At the end of June, Harry Graf Kessler had travelled to Berlin for large-scale military exercises with his old regiment. The great aesthete joined in without demur. He loved life in the officers’ mess and the aristocratic officer corps in Potsdam, he loved the soirées and suppers that accompanied manoeuvres. So in July he is staying with Princess Stolberg in Potsdam, although she confesses that she ‘grew up in a castle surrounded by woods’ and still can’t tell the different Prussian uniforms apart. ‘I said: Well, she could easily tell a hussar from a garde du corps. Yes, she said, but it was so terribly hard to tell a general from an NCO.’ Kessler leaves it like that, so that we understand how terrible it is that in Prussia in 1913 there’s actually still a princess who can’t distinguish a general from an NCO.
On 25 July, when it has finally stopped raining, some of those who are very aware of where those differences lie – intellectually, morally and as regards the uniform – drive out with Kessler to Lake Sacrow. More precisely: Major Friedrich Graf von Kliknowström, born in 1884, 3rd Uhlan Guard Regiment since 1905; Lieutenant Thilo von Trotha, born in 1882, also in the 3rd Uhlan Guard Regiment; and cavalry captain Eberhard Freiherr von Esebeck. ‘When we came to the bathing spot, a lonely meadow lined with forests, where we wanted to swim, Krosigk suddenly rose up right in front of us out of the lake and the reeds, stark naked.’ Afterwards, Graf Friedel von Krosigk organised a naked race on the meadow. ‘Diagonally opposite, on the other bank, a white figure, also swimming.’ The white figure: who might that have been? Princess Stolberg, perhaps, wanting to double-check the differences between generals and NCOs? Asta Nielsen taking a break from filming in Babelsberg?

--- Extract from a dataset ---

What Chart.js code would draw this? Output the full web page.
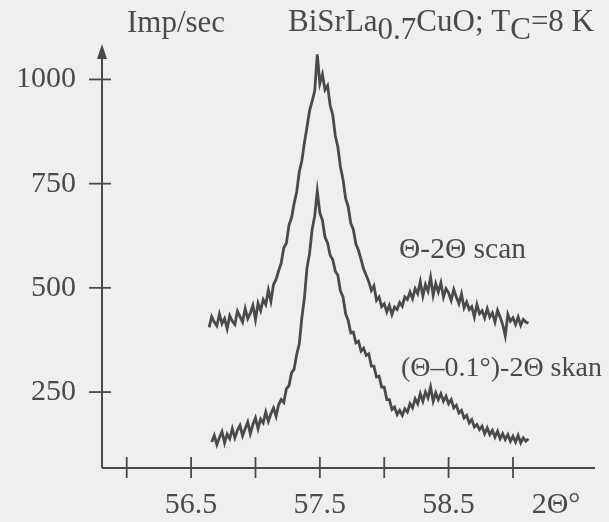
<!DOCTYPE html>
<html><head><meta charset="utf-8">
<script src="https://cdn.jsdelivr.net/npm/chart.js@4.4.1/dist/chart.umd.min.js"></script>
<style>html,body{margin:0;padding:0;background:#efefed;}#wrap{width:609px;height:522px;position:relative}</style>
</head><body><div id="wrap"><canvas id="c" width="609" height="522"></canvas></div>
<script>
// 2Θ angles (degrees)
const angles = [
56.64,56.66,56.68,56.70,56.72,56.74,56.76,56.78,56.80,56.82,
56.84,56.86,56.88,56.90,56.92,56.94,56.96,56.98,57.00,57.02,
57.04,57.06,57.08,57.10,57.12,57.14,57.16,57.18,57.20,57.22,
57.24,57.26,57.28,57.30,57.32,57.34,57.36,57.38,57.40,57.42,
57.44,57.46,57.48,57.50,57.52,57.54,57.56,57.58,57.60,57.62,
57.64,57.66,57.68,57.70,57.72,57.74,57.76,57.78,57.80,57.82,
57.84,57.86,57.88,57.90,57.92,57.94,57.96,57.98,58.00,58.02,
58.04,58.06,58.08,58.10,58.12,58.14,58.16,58.18,58.20,58.22,
58.24,58.26,58.28,58.30,58.32,58.34,58.36,58.38,58.40,58.42,
58.44,58.46,58.48,58.50,58.52,58.54,58.56,58.58,58.60,58.62,
58.64,58.66,58.68,58.70,58.72,58.74,58.76,58.78,58.80,58.82,
58.84,58.86,58.88,58.90,58.92,58.94,58.96,58.98,59.00,59.02,
59.04,59.06,59.08,59.10,59.12];

// Θ-2Θ scan (Imp/sec)
const thetaScan = [
405,431,418,409,437,414,426,402,433,420,
412,444,431,418,450,426,439,458,424,463,
445,472,460,495,468,508,520,541,560,596,
607,650,668,702,730,778,805,848,885,925,
948,972,1060,990,1012,975,985,938,915,865,
838,790,760,715,695,655,640,605,590,568,
545,530,515,494,505,470,478,455,462,442,
458,436,454,448,465,456,478,472,490,474,
498,486,515,480,508,492,525,482,510,490,
512,478,498,488,470,496,478,462,485,452,
466,448,455,430,460,438,445,428,450,430,
440,418,446,430,412,385,436,420,428,412,
430,410,424,418,415];

// (Θ–0.1°)-2Θ skan (Imp/sec)
const offsetScan = [
null,130,146,124,141,155,128,149,138,162,
140,158,170,145,162,178,150,172,188,162,
185,176,202,180,198,212,192,220,232,225,
258,265,296,305,340,365,428,475,548,582,
640,672,732,680,662,622,608,578,568,540,
530,492,478,438,422,392,394,368,372,348,
355,338,342,312,312,286,288,262,262,232,
232,208,214,196,206,194,210,202,222,212,
234,222,246,228,250,236,262,228,248,232,
246,228,240,222,232,212,218,200,206,188,
194,176,184,166,172,160,168,150,164,148,
158,142,156,138,150,136,148,132,144,130,
146,128,140,132,138];

const yTicks = [250, 500, 750, 1000];
const xTickMarks = [56.0, 56.5, 57.0, 57.5, 58.0, 58.5, 59.0];
const xTickLabels = ['', '56.5', '', '57.5', '', '58.5', ''];
const seriesNames = ['\u0398-2\u0398 scan', '(\u0398\u20130.1\u00b0)-2\u0398 skan'];
const yAxisTitle = 'Imp/sec';
const xAxisTitle = '2\u0398\u00b0';
const titleParts = [['BiSrLa',0],['0.7',8],['CuO; T',0],['C',8],['=8 K',0]];

const INK = '#4a4a4a';
const FAMILY = '"Liberation Serif","Times New Roman",serif';

const overlay = {
  id: 'overlay',
  afterDraw(chart) {
    const ctx = chart.ctx, xs = chart.scales.x, ys = chart.scales.y, a = chart.chartArea;
    ctx.save();
    ctx.strokeStyle = INK; ctx.fillStyle = INK; ctx.lineWidth = 2;
    ctx.beginPath();
    ctx.moveTo(a.left, a.bottom); ctx.lineTo(a.right, a.bottom);
    ctx.moveTo(a.left, a.bottom); ctx.lineTo(a.left, a.top + 10);
    ctx.stroke();
    ctx.beginPath();
    ctx.moveTo(a.left, a.top); ctx.lineTo(a.left - 5, a.top + 15); ctx.lineTo(a.left + 5, a.top + 15);
    ctx.closePath(); ctx.fill();
    ctx.lineWidth = 1.8;
    xTickMarks.forEach(v => { const px = xs.getPixelForValue(v); ctx.beginPath(); ctx.moveTo(px, a.bottom - 11); ctx.lineTo(px, a.bottom + 10); ctx.stroke(); });
    yTicks.forEach(v => { const py = ys.getPixelForValue(v); ctx.beginPath(); ctx.moveTo(a.left - 13, py); ctx.lineTo(a.left + 9, py); ctx.stroke(); });
    ctx.textBaseline = 'alphabetic'; ctx.textAlign = 'left';
    ctx.font = '31px ' + FAMILY;
    ctx.fillText(yAxisTitle, 127, 32);
    let total = 0;
    titleParts.forEach(([t]) => { total += ctx.measureText(t).width; });
    let x = 594 - total;
    titleParts.forEach(([t, dy]) => { ctx.fillText(t, x, 31 + dy); x += ctx.measureText(t).width; });
    ctx.font = '29.5px ' + FAMILY;
    ctx.fillText(seriesNames[0], 399, 258);
    ctx.font = '28px ' + FAMILY;
    ctx.fillText(seriesNames[1], 401, 376);
    ctx.font = '30px ' + FAMILY;
    ctx.textAlign = 'center';
    ctx.fillText(xAxisTitle, 556, 513);
    ctx.restore();
  }
};

new Chart(document.getElementById('c'), {
  type: 'line',
  data: {
    labels: angles,
    datasets: [
      { label: seriesNames[0], data: angles.map((a, i) => ({x: a, y: thetaScan[i]})), borderColor: INK, borderWidth: 2.8, pointRadius: 0, tension: 0, fill: false, spanGaps: false },
      { label: seriesNames[1], data: angles.map((a, i) => ({x: a, y: offsetScan[i]})), borderColor: INK, borderWidth: 2.8, pointRadius: 0, tension: 0, fill: false, spanGaps: false }
    ]
  },
  options: {
    responsive: false, animation: false, devicePixelRatio: 1,
    layout: { padding: { left: 0, right: 14, top: 38, bottom: 0 } },
    plugins: { legend: { display: false }, title: { display: false }, tooltip: { enabled: false } },
    scales: {
      x: {
        type: 'linear', min: 55.808, max: 59.637,
        grid: { display: false, drawTicks: false }, border: { display: false },
        afterBuildTicks: s => { s.ticks = xTickMarks.map(v => ({ value: v })); },
        afterFit: s => { s.height = 54; },
        ticks: { autoSkip: false, maxRotation: 0, padding: 19, color: INK, font: { family: FAMILY, size: 30 },
          callback: (v, i) => xTickLabels[i] }
      },
      y: {
        type: 'linear', min: 67.8, max: 1085,
        grid: { display: false, drawTicks: false }, border: { display: false },
        afterBuildTicks: s => { s.ticks = yTicks.map(v => ({ value: v })); },
        afterFit: s => { s.width = 102; },
        ticks: { padding: 26, color: INK, font: { family: FAMILY, size: 30 }, callback: v => String(v) }
      }
    }
  },
  plugins: [overlay]
});
</script></body></html>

Male fantasies, Part II: two chimeras after a train journey: Oswald Spengler, the old sexist, doesn’t take a holiday, he’s thinking about the ‘Decline of the West’, and about all these women all over the place. ‘I can bear intellectual intercourse with women only in small doses. Even if a girl is as narrow-minded as a suffragette and as tasteless as an art-filly.’ He is back at home in his flat in Munich, and thinks it’s ugly, particularly the furniture: ‘Any piece of furniture must be able to bear comparison with a Manet or a Renaissance palace. Old furniture can do that. The design of new furniture makes it look like five-finger exercises.’ But then he remembers his train journey and adds: ‘The only good things are the ones in which these stylistic idiots haven’t stinted on their “ability”: locomotives etc.’ Gottfried Benn takes the train that summer as well. He too gets a testosterone boost from the women in his compartment. In his little notebook he writes these great lines about his experiences on the fast train between Berlin and the Baltic: ‘Meat that walked naked./Into the sea-tanned mouth.’ And later: ‘Men’s brown pounces on women’s brown:/A woman is a matter for a single night. And if it was fine, for the next one too!/Oh! And then alone again!’ So Benn too can bear the company of women only in small doses. Then he too descends happily back into the basement of his solitude.
Kaiser Franz Joseph doesn’t want to be alone. Arm in arm with Frau Katharina Schratt he walks through the extensive parkland of Bad Ischl, for many years his resort of choice. And Frau Schratt has been his companion for many years too: they know each other from the days when Sissi was still alive. And yet – and this is the imperial wish – she will never become his lover, only ever his companion. So the two of them, separated by an age difference of thirty years, spend their days together. At night the Kaiser would like to be alone. However, at about seven o’clock in the morning he leaves his imperial villa and walks over to see Frau Schratt in her villa ‘Felicitas’, where they take tea together. Then he mingles with the spa guests.
He generally goes unrecognised, because he doesn’t wear his decorations on holiday, dispenses with his bodyguard and looks like any knobbly old retired officer. He wants to be entirely ordinary. But sadly he is the Kaiser. So he goes along with that. But he writes letters of wonderful ordinariness to Fau Schratt. Oh, he laments at one point how his bunions hurt when he has to stand up at the banquet and raise a toast to the king of Bulgaria.
The king of Bulgaria himself has quite different concerns: the dispute between Serbia and Bulgaria about territories in Macedonia escalates on 3 July. Serbia declares war – and the Turks, Greeks and Romanians also stand up to Bulgaria. The Second Balkan War has arrived. New dispatches are constantly reaching the Kaiser in Bad Ischl. But he doesn’t want to be disturbed by those hotheads in the Balkans. He walks over to Frau Schratt and drinks some tea.
On 13 July, Freud goes to Marienbad with his beloved daughter Anna to convalesce and gain inner strength for the great battle. The Fourth International Psychoanalytic Congress in Munich early in September, where he will meet up with Jung and the renegade Zurich analysts for the first time since their disagreement. And, of course, Marienbad doesn’t help Freud at all. Either with the rheumatism in his right arm or with his depression. He writes: ‘I can hardly write, we’ve had a bad time here, the weather cold and wet.’